### Problem to work on
Can you pull out each line of the data below that includes the word "this"?

-------------------------

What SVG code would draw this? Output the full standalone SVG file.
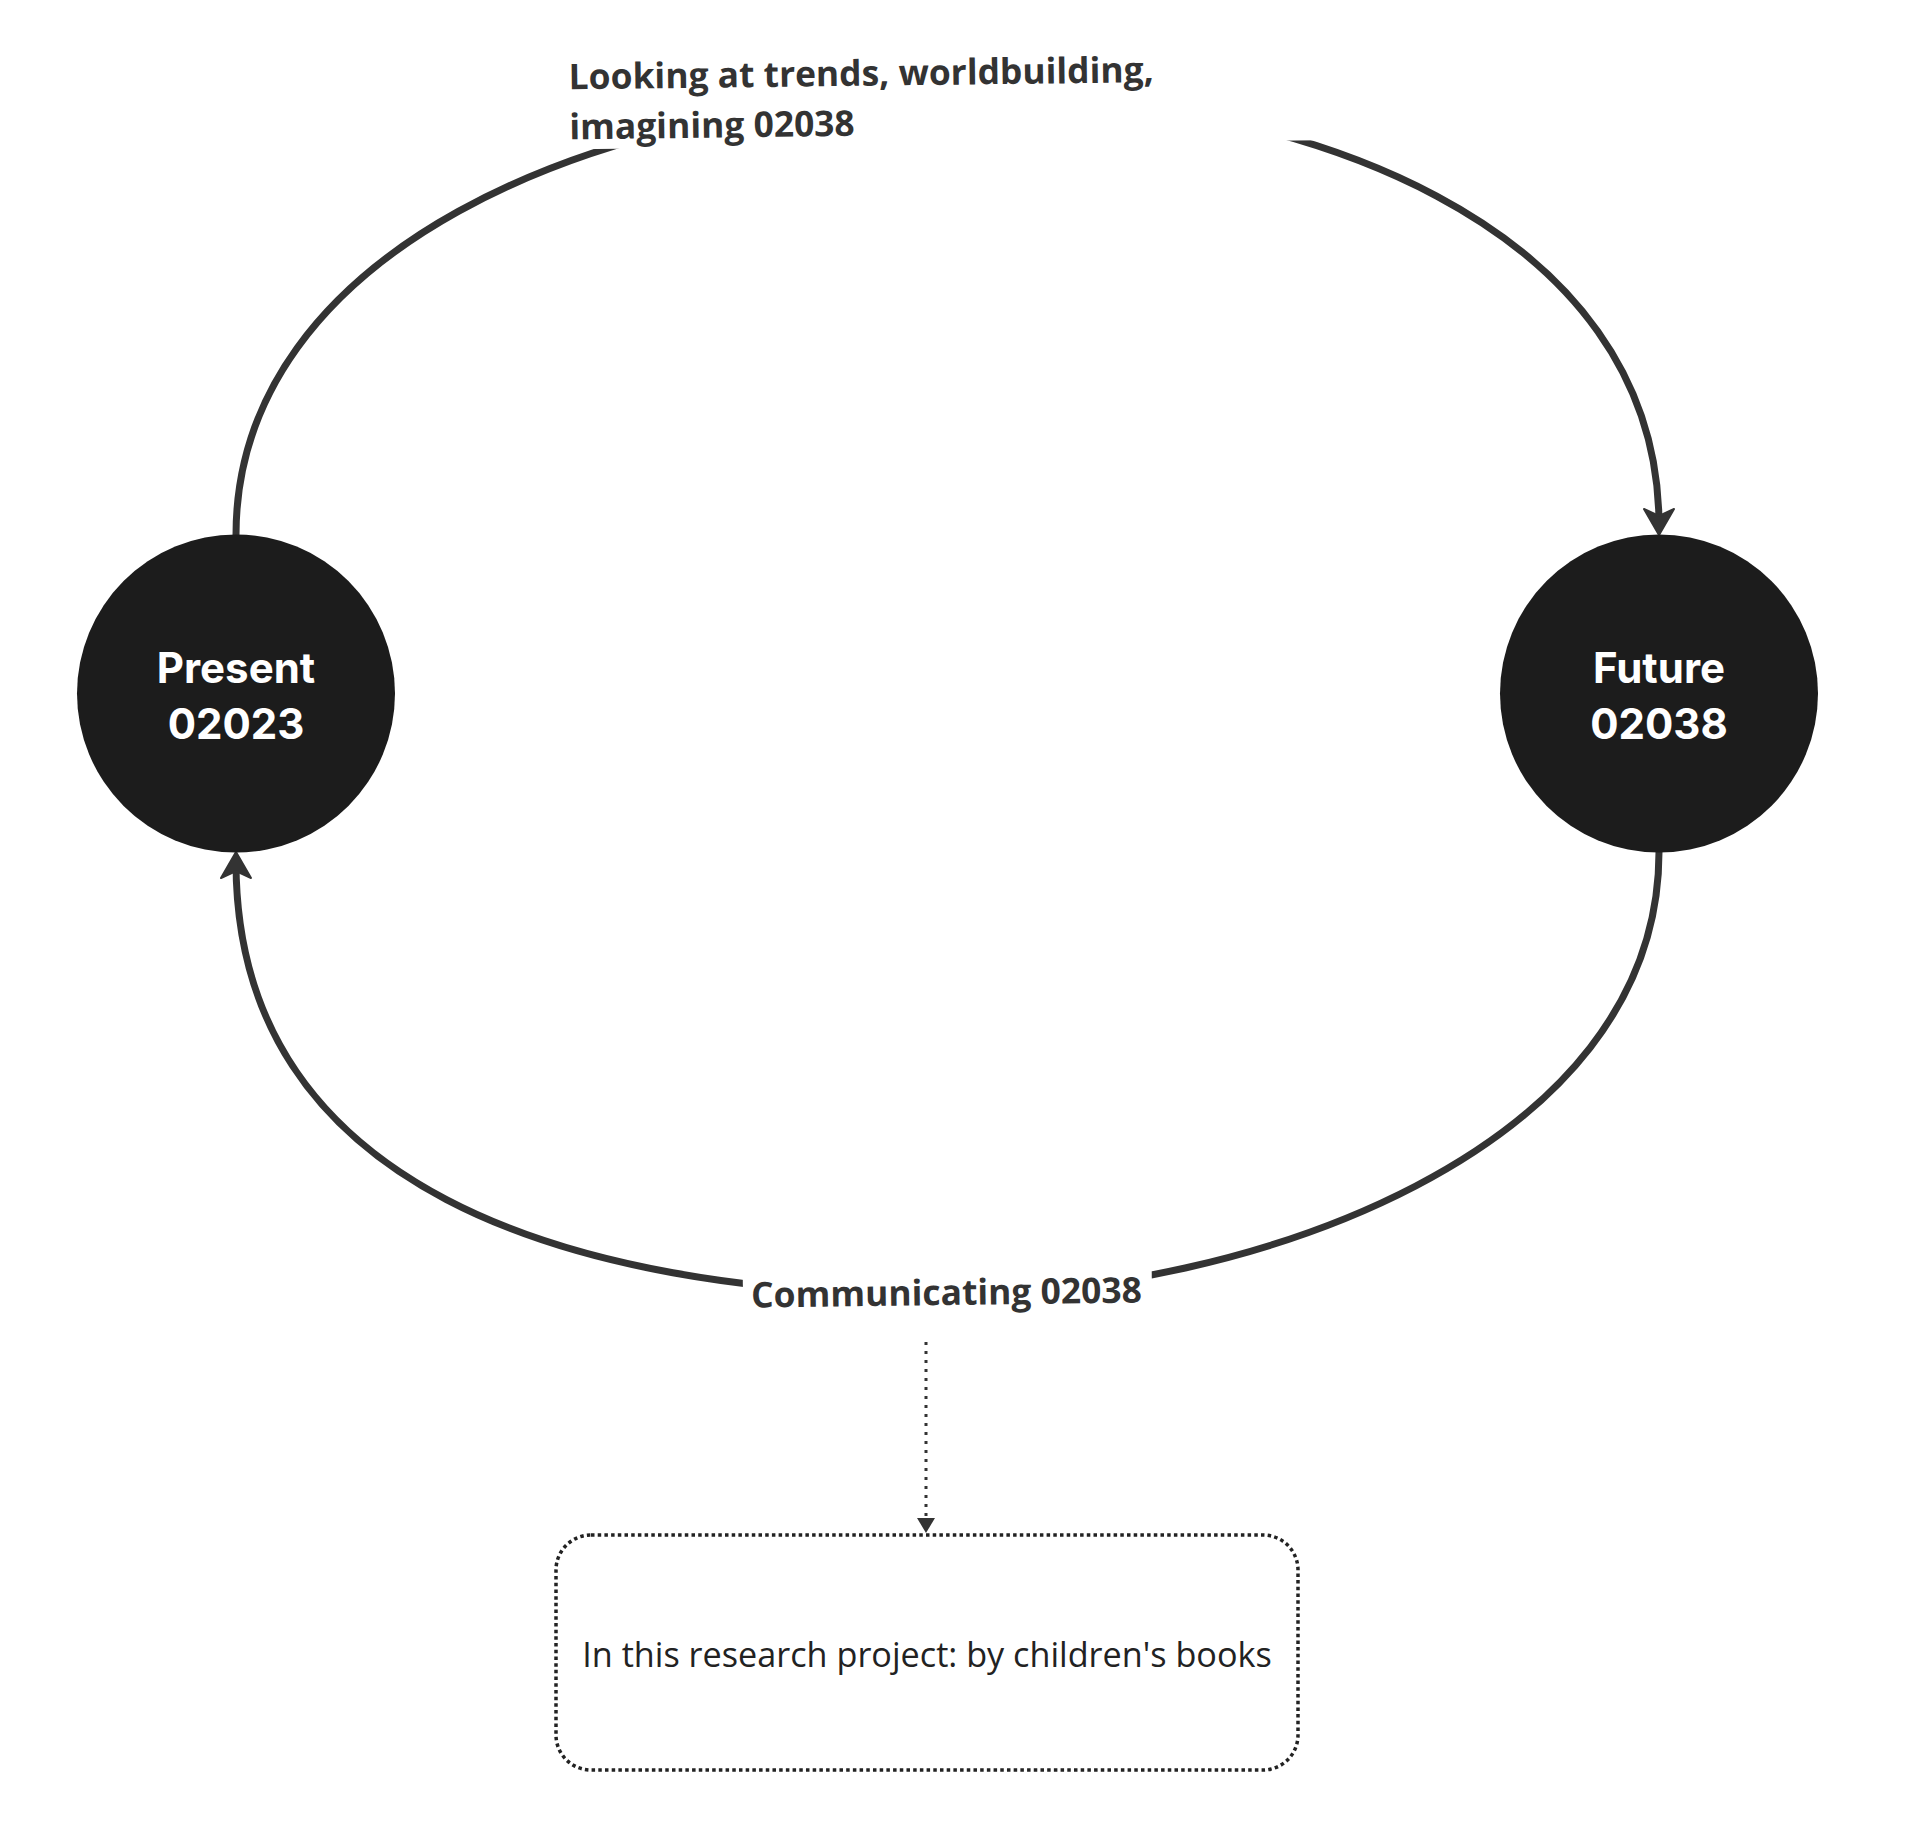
<svg xmlns="http://www.w3.org/2000/svg" width="1920" height="1837" viewBox="0 0 1920 1837">
  <style>
    .conn { fill: none; stroke: #333333; stroke-width: 7; }
    .dot { fill: none; stroke: #333333; stroke-width: 3; stroke-dasharray: 3 6; }
    .lblbg { fill: #ffffff; stroke: none; }
    .lbl { font-family: "Open Sans", "Noto Sans", "Liberation Sans", sans-serif; font-weight: 700; font-size: 35.4px; fill: #333333; }
    .circ { fill: #1c1c1c; }
    .ctext { font-family: Inter, "Open Sans", "Liberation Sans", sans-serif; font-weight: 700; font-size: 42px; fill: #ffffff; text-anchor: middle; }
    .box { fill: #ffffff; stroke: #222222; stroke-width: 3.5; stroke-dasharray: 3.5 3.2; }
    .btext { font-family: "Open Sans", "Noto Sans", "Liberation Sans", sans-serif; font-size: 34.2px; fill: #222222; text-anchor: middle; }
  </style>
  <defs>
    <marker id="arrowBig" viewBox="-20 -20 40 40" markerUnits="userSpaceOnUse" markerWidth="40" markerHeight="40" refX="0" refY="0" orient="auto">
      <path d="M-16,-15 L10,0 L-16,15 L-9,0 Z" fill="#333333" stroke="#333333" stroke-width="2" stroke-linejoin="round"/>
    </marker>
    <marker id="arrowSmall" viewBox="-20 -20 40 40" markerUnits="userSpaceOnUse" markerWidth="40" markerHeight="40" refX="0" refY="0" orient="auto">
      <path d="M-3,-9 L12,0 L-3,9 Z" fill="#333333"/>
    </marker>
  </defs>

  <g id="connectors">
    <path id="edge-present-future" class="conn" d="M236,535 C236,-30 1659,-70 1659,525" marker-end="url(#arrowBig)"/>
    <path id="edge-future-present" class="conn" d="M1659,852 C1659,1152 1247.5,1295 947.5,1295 C560,1295 236,1185 236,862" marker-end="url(#arrowBig)"/>
    <path id="edge-comm-box" class="dot" d="M926,1342 L926,1521" marker-end="url(#arrowSmall)"/>
    <g id="label-top" transform="rotate(-0.7 925 100)">
      <rect class="lblbg" x="555" y="35" width="765" height="110"/>
      <text class="lbl" x="569" y="85">Looking at trends, worldbuilding,</text>
      <text class="lbl" x="569" y="135">imagining 02038</text>
    </g>
    <g id="label-bottom" transform="rotate(-0.75 947 1295)">
      <rect class="lblbg" x="743" y="1245" width="409" height="90"/>
      <text class="lbl" x="946.5" y="1305" text-anchor="middle">Communicating 02038</text>
    </g>
  </g>

  <g id="node-present">
    <circle class="circ" cx="236" cy="693.5" r="159"/>
    <text class="ctext" x="236" y="683">Present</text>
    <text class="ctext" x="236" y="739">02023</text>
  </g>

  <g id="node-future">
    <circle class="circ" cx="1659" cy="693.5" r="159"/>
    <text class="ctext" x="1659" y="683">Future</text>
    <text class="ctext" x="1659" y="739">02038</text>
  </g>

  <g id="node-box">
    <rect class="box" x="556" y="1535" width="742" height="235" rx="35" ry="35"/>
    <text class="btext" x="927" y="1667">In this research project: by children's books</text>
  </g>
</svg>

-------------------------

### The response
What SVG code would draw this? Output the full standalone SVG file.
    <text class="btext" x="927" y="1667">In this research project: by children's books</text>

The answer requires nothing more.